Exercise details:
Restate the data below word for word. Skip any images it contains.

Raw data:
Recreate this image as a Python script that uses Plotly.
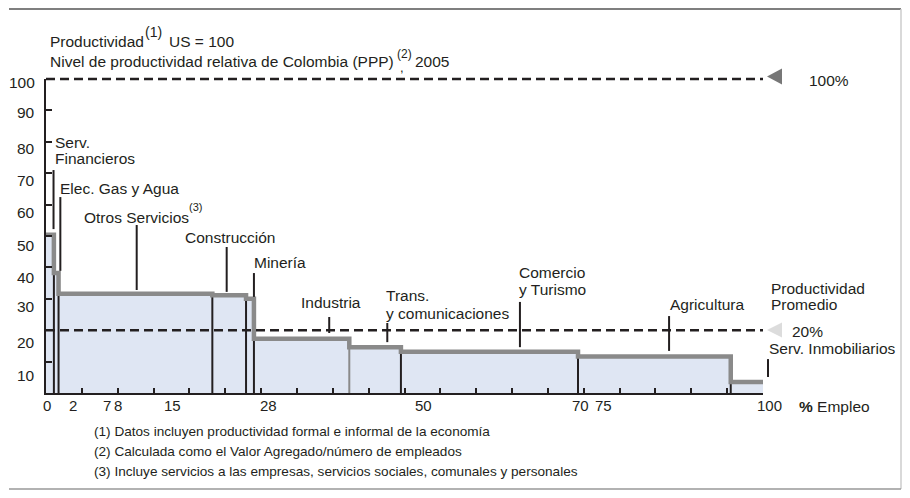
import plotly.graph_objects as go

# ---------------- data ----------------
sectors = ["Serv. Financieros", "Elec. Gas y Agua", "Otros Servicios", "Construcción", "Minería",
           "Industria", "Trans. y comunicaciones", "Comercio y Turismo", "Agricultura", "Serv. Inmobiliarios"]
emp_bounds = [0, 1.1, 1.75, 23.2, 27.9, 29.0, 42.3, 49.5, 74.2, 95.5, 100]   # cumulative % empleo
productivity = [50.4, 38.2, 31.6, 31.1, 30.0, 17.3, 14.6, 13.1, 11.6, 3.5]   # US = 100
us_level = 100
avg_level = 20
x_tick_labels = ["0", "2", "7", "8", "15", "28", "50", "70", "75", "100"]
x_tick_label_at = [0.2, 3.7, 8.5, 10.0, 17.7, 31.1, 52.6, 74.5, 77.7, 100.9]
y_tick_labels = ["10", "20", "30", "40", "50", "60", "70", "80", "90", "100"]
y_tick_label_at = [5.7, 16.2, 27.4, 36.9, 47.1, 57.6, 67.8, 78.0, 89.2, 99.0]
# leader lines: x (% empleo), y top, y bottom (productivity units)
leader_x = [1.05, 2.0, 12.65, 25.2, 29.0, 39.5, 47.6, 66.1, 86.9, 100.7]
leader_top = [71.0, 62.4, 53.5, 46.5, 38.2, 24.2, 22.3, 29.0, 24.5, 10.8]
leader_bot = [52.2, 38.9, 32.8, 32.2, 30.6, 19.1, 16.2, 14.6, 13.4, 5.1]

# ---------------- geometry / style ----------------
OFF = 8                              # page body margin of the browser
W, H = 910 - 2 * OFF, 498 - 2 * OFF  # figure size so the page does not overflow
# plot area in screen pixels
L, R, T, B = 46, 763, 79, 393
X_MAX, Y_MAX = 100, 100
INK = "#231f20"
FONT = "Liberation Sans, Arial, sans-serif"


def px(xs):
    return (xs - L) / (R - L)


def py(ys):
    return (B - ys) / (B - T)


fig = go.Figure()

# fill under the step
step_y = productivity + [productivity[-1]]
fig.add_trace(go.Scatter(x=emp_bounds, y=step_y, mode="lines", line=dict(width=0, shape="hv"),
                         fill="tozeroy", fillcolor="#dfe6f3", hoverinfo="skip", showlegend=False))

# dividers between sectors
div_x, div_y, gdiv_x, gdiv_y = [], [], [], []
for i in range(1, len(productivity)):
    b = emp_bounds[i]
    top = min(productivity[i - 1], productivity[i])
    if sectors[i - 1] == "Industria":
        gdiv_x += [b, b, None]
        gdiv_y += [0, top, None]
    else:
        div_x += [b, b, None]
        div_y += [0, top, None]
fig.add_trace(go.Scatter(x=div_x, y=div_y, mode="lines", line=dict(color=INK, width=2),
                         hoverinfo="skip", showlegend=False))
fig.add_trace(go.Scatter(x=gdiv_x, y=gdiv_y, mode="lines", line=dict(color="#8a8a8a", width=2),
                         hoverinfo="skip", showlegend=False))

# step line
fig.add_trace(go.Scatter(x=emp_bounds, y=step_y, mode="lines",
                         line=dict(color="#8a8a8a", width=4.5, shape="hv"),
                         hoverinfo="skip", showlegend=False))

shapes = []
# dashed reference lines
for lvl in (us_level, avg_level):
    shapes.append(dict(type="line", xref="paper", yref="paper", x0=0, x1=1,
                       y0=lvl / Y_MAX, y1=lvl / Y_MAX,
                       line=dict(color=INK, width=2.5, dash="9px,5px")))
# triangles
shapes.append(dict(type="path", xref="paper", yref="paper",
                   path=f"M {px(782)} {py(68.5)} L {px(782)} {py(84.5)} L {px(767)} {py(76.5)} Z",
                   fillcolor="#777777", line=dict(width=0)))
shapes.append(dict(type="path", xref="paper", yref="paper",
                   path=f"M {px(782)} {py(322.5)} L {px(782)} {py(337.5)} L {px(767)} {py(330)} Z",
                   fillcolor="#dcdcdc", line=dict(width=0)))
# leader lines
for lx, lt, lb in zip(leader_x, leader_top, leader_bot):
    shapes.append(dict(type="line", xref="paper", yref="paper",
                       x0=lx / X_MAX, x1=lx / X_MAX, y0=lb / Y_MAX, y1=lt / Y_MAX,
                       line=dict(color=INK, width=2)))
# frame (as close to the window edge as the page allows)
shapes.append(dict(type="line", xref="paper", yref="paper", x0=px(9), x1=px(901), y0=py(9), y1=py(9),
                   line=dict(color="#555555", width=1.5)))
shapes.append(dict(type="line", xref="paper", yref="paper", x0=px(901), x1=px(901), y0=py(489), y1=py(9),
                   line=dict(color="#cccccc", width=1.5)))
shapes.append(dict(type="line", xref="paper", yref="paper", x0=px(9), x1=px(901), y0=py(489), y1=py(489),
                   line=dict(color="#999999", width=1.5)))

ann = []


def text(xs, ys, s, size=15.5, anchor="left"):
    ann.append(dict(xref="paper", yref="paper", x=px(xs), y=py(ys), text=s, showarrow=False,
                    xanchor=anchor, yanchor="middle", font=dict(size=size, color=INK, family=FONT)))


# titles
text(48, 41, "Productividad")
text(143, 32, "(1)", 14)
text(167, 41, "US = 100")
text(48, 62, "Nivel de productividad relativa de Colombia (PPP)")
text(395, 54, "(2)", 12)
text(398, 67, ",", 13)
text(413, 62, "2005")

# sector labels
text(53, 142, "Serv.")
text(53, 158, "Financieros")
text(58, 188, "Elec. Gas y Agua")
text(82, 217, "Otros Servicios")
text(187, 207, "(3)", 11)
text(183, 237, "Construcción")
text(252, 262, "Minería")
text(299, 302, "Industria")
text(384, 295, "Trans.")
text(384, 313, "y comunicaciones")
text(517, 272, "Comercio")
text(517, 289, "y Turismo")
text(668, 304, "Agricultura")
text(769, 288, "Productividad")
text(769, 304, "Promedio")
text(767, 348, "Serv. Inmobiliarios")
text(807, 80, "100%")
text(790, 331, "20%")
text(797, 406, "<b>%</b> Empleo")

# footnotes
text(92, 431, "(1) Datos incluyen productividad formal e informal de la economía", 13.6)
text(92, 451, "(2) Calculada como el Valor Agregado/número de empleados", 13.6)
text(92, 471, "(3) Incluye servicios a las empresas, servicios sociales, comunales y personales", 13.6)

# axis labels
for lab, pos in zip(x_tick_labels, x_tick_label_at):
    ann.append(dict(xref="paper", yref="paper", x=pos / X_MAX, y=py(405.5), text=lab, showarrow=False,
                    xanchor="center", yanchor="middle", font=dict(size=15, color=INK, family=FONT)))
for lab, pos in zip(y_tick_labels, y_tick_label_at):
    ann.append(dict(xref="paper", yref="paper", x=px(37), y=pos / Y_MAX, text=lab, showarrow=False,
                    xanchor="right", yanchor="middle", font=dict(size=15.5, color=INK, family=FONT)))

fig.update_layout(
    width=W, height=H,
    margin=dict(l=L - OFF, r=(W + OFF) - R, t=T - OFF, b=(H + OFF) - B, autoexpand=False),
    paper_bgcolor="white", plot_bgcolor="white",
    shapes=shapes, annotations=ann, showlegend=False,
    xaxis=dict(range=[0, X_MAX], showgrid=False, zeroline=False, showline=True, linecolor=INK, linewidth=2,
               ticks="inside", ticklen=5, tickwidth=1.5, tickcolor=INK,
               tickvals=list(range(5, 100, 5)), showticklabels=False, fixedrange=True),
    yaxis=dict(range=[0, Y_MAX], showgrid=False, zeroline=False, showline=True, linecolor=INK, linewidth=2,
               ticks="inside", ticklen=6, tickwidth=1.5, tickcolor=INK,
               tickvals=list(range(10, 100, 10)), showticklabels=False, fixedrange=True),
)

fig.write_html("out.html")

Solution for this problem:
Recreate this image as a Python script that uses Plotly.
import plotly.graph_objects as go

# ---------------- data ----------------
sectors = ["Serv. Financieros", "Elec. Gas y Agua", "Otros Servicios", "Construcción", "Minería",
           "Industria", "Trans. y comunicaciones", "Comercio y Turismo", "Agricultura", "Serv. Inmobiliarios"]
emp_bounds = [0, 1.1, 1.75, 23.2, 27.9, 29.0, 42.3, 49.5, 74.2, 95.5, 100]   # cumulative % empleo
productivity = [50.4, 38.2, 31.6, 31.1, 30.0, 17.3, 14.6, 13.1, 11.6, 3.5]   # US = 100
us_level = 100
avg_level = 20
x_tick_labels = ["0", "2", "7", "8", "15", "28", "50", "70", "75", "100"]
x_tick_label_at = [0.2, 3.7, 8.5, 10.0, 17.7, 31.1, 52.6, 74.5, 77.7, 100.9]
y_tick_labels = ["10", "20", "30", "40", "50", "60", "70", "80", "90", "100"]
y_tick_label_at = [5.7, 16.2, 27.4, 36.9, 47.1, 57.6, 67.8, 78.0, 89.2, 99.0]
# leader lines: x (% empleo), y top, y bottom (productivity units)
leader_x = [1.05, 2.0, 12.65, 25.2, 29.0, 39.5, 47.6, 66.1, 86.9, 100.7]
leader_top = [71.0, 62.4, 53.5, 46.5, 38.2, 24.2, 22.3, 29.0, 24.5, 10.8]
leader_bot = [52.2, 38.9, 32.8, 32.2, 30.6, 19.1, 16.2, 14.6, 13.4, 5.1]

# ---------------- geometry / style ----------------
OFF = 8                              # page body margin of the browser
W, H = 910 - 2 * OFF, 498 - 2 * OFF  # figure size so the page does not overflow
# plot area in screen pixels
L, R, T, B = 46, 763, 79, 393
X_MAX, Y_MAX = 100, 100
INK = "#231f20"
FONT = "Liberation Sans, Arial, sans-serif"


def px(xs):
    return (xs - L) / (R - L)


def py(ys):
    return (B - ys) / (B - T)


fig = go.Figure()

# fill under the step
step_y = productivity + [productivity[-1]]
fig.add_trace(go.Scatter(x=emp_bounds, y=step_y, mode="lines", line=dict(width=0, shape="hv"),
                         fill="tozeroy", fillcolor="#dfe6f3", hoverinfo="skip", showlegend=False))

# dividers between sectors
div_x, div_y, gdiv_x, gdiv_y = [], [], [], []
for i in range(1, len(productivity)):
    b = emp_bounds[i]
    top = min(productivity[i - 1], productivity[i])
    if sectors[i - 1] == "Industria":
        gdiv_x += [b, b, None]
        gdiv_y += [0, top, None]
    else:
        div_x += [b, b, None]
        div_y += [0, top, None]
fig.add_trace(go.Scatter(x=div_x, y=div_y, mode="lines", line=dict(color=INK, width=2),
                         hoverinfo="skip", showlegend=False))
fig.add_trace(go.Scatter(x=gdiv_x, y=gdiv_y, mode="lines", line=dict(color="#8a8a8a", width=2),
                         hoverinfo="skip", showlegend=False))

# step line
fig.add_trace(go.Scatter(x=emp_bounds, y=step_y, mode="lines",
                         line=dict(color="#8a8a8a", width=4.5, shape="hv"),
                         hoverinfo="skip", showlegend=False))

shapes = []
# dashed reference lines
for lvl in (us_level, avg_level):
    shapes.append(dict(type="line", xref="paper", yref="paper", x0=0, x1=1,
                       y0=lvl / Y_MAX, y1=lvl / Y_MAX,
                       line=dict(color=INK, width=2.5, dash="9px,5px")))
# triangles
shapes.append(dict(type="path", xref="paper", yref="paper",
                   path=f"M {px(782)} {py(68.5)} L {px(782)} {py(84.5)} L {px(767)} {py(76.5)} Z",
                   fillcolor="#777777", line=dict(width=0)))
shapes.append(dict(type="path", xref="paper", yref="paper",
                   path=f"M {px(782)} {py(322.5)} L {px(782)} {py(337.5)} L {px(767)} {py(330)} Z",
                   fillcolor="#dcdcdc", line=dict(width=0)))
# leader lines
for lx, lt, lb in zip(leader_x, leader_top, leader_bot):
    shapes.append(dict(type="line", xref="paper", yref="paper",
                       x0=lx / X_MAX, x1=lx / X_MAX, y0=lb / Y_MAX, y1=lt / Y_MAX,
                       line=dict(color=INK, width=2)))
# frame (as close to the window edge as the page allows)
shapes.append(dict(type="line", xref="paper", yref="paper", x0=px(9), x1=px(901), y0=py(9), y1=py(9),
                   line=dict(color="#555555", width=1.5)))
shapes.append(dict(type="line", xref="paper", yref="paper", x0=px(901), x1=px(901), y0=py(489), y1=py(9),
                   line=dict(color="#cccccc", width=1.5)))
shapes.append(dict(type="line", xref="paper", yref="paper", x0=px(9), x1=px(901), y0=py(489), y1=py(489),
                   line=dict(color="#999999", width=1.5)))

ann = []


def text(xs, ys, s, size=15.5, anchor="left"):
    ann.append(dict(xref="paper", yref="paper", x=px(xs), y=py(ys), text=s, showarrow=False,
                    xanchor=anchor, yanchor="middle", font=dict(size=size, color=INK, family=FONT)))


# titles
text(48, 41, "Productividad")
text(143, 32, "(1)", 14)
text(167, 41, "US = 100")
text(48, 62, "Nivel de productividad relativa de Colombia (PPP)")
text(395, 54, "(2)", 12)
text(398, 67, ",", 13)
text(413, 62, "2005")

# sector labels
text(53, 142, "Serv.")
text(53, 158, "Financieros")
text(58, 188, "Elec. Gas y Agua")
text(82, 217, "Otros Servicios")
text(187, 207, "(3)", 11)
text(183, 237, "Construcción")
text(252, 262, "Minería")
text(299, 302, "Industria")
text(384, 295, "Trans.")
text(384, 313, "y comunicaciones")
text(517, 272, "Comercio")
text(517, 289, "y Turismo")
text(668, 304, "Agricultura")
text(769, 288, "Productividad")
text(769, 304, "Promedio")
text(767, 348, "Serv. Inmobiliarios")
text(807, 80, "100%")
text(790, 331, "20%")
text(797, 406, "<b>%</b> Empleo")

# footnotes
text(92, 431, "(1) Datos incluyen productividad formal e informal de la economía", 13.6)
text(92, 451, "(2) Calculada como el Valor Agregado/número de empleados", 13.6)
text(92, 471, "(3) Incluye servicios a las empresas, servicios sociales, comunales y personales", 13.6)

# axis labels
for lab, pos in zip(x_tick_labels, x_tick_label_at):
    ann.append(dict(xref="paper", yref="paper", x=pos / X_MAX, y=py(405.5), text=lab, showarrow=False,
                    xanchor="center", yanchor="middle", font=dict(size=15, color=INK, family=FONT)))
for lab, pos in zip(y_tick_labels, y_tick_label_at):
    ann.append(dict(xref="paper", yref="paper", x=px(37), y=pos / Y_MAX, text=lab, showarrow=False,
                    xanchor="right", yanchor="middle", font=dict(size=15.5, color=INK, family=FONT)))

fig.update_layout(
    width=W, height=H,
    margin=dict(l=L - OFF, r=(W + OFF) - R, t=T - OFF, b=(H + OFF) - B, autoexpand=False),
    paper_bgcolor="white", plot_bgcolor="white",
    shapes=shapes, annotations=ann, showlegend=False,
    xaxis=dict(range=[0, X_MAX], showgrid=False, zeroline=False, showline=True, linecolor=INK, linewidth=2,
               ticks="inside", ticklen=5, tickwidth=1.5, tickcolor=INK,
               tickvals=list(range(5, 100, 5)), showticklabels=False, fixedrange=True),
    yaxis=dict(range=[0, Y_MAX], showgrid=False, zeroline=False, showline=True, linecolor=INK, linewidth=2,
               ticks="inside", ticklen=6, tickwidth=1.5, tickcolor=INK,
               tickvals=list(range(10, 100, 10)), showticklabels=False, fixedrange=True),
)

fig.write_html("out.html")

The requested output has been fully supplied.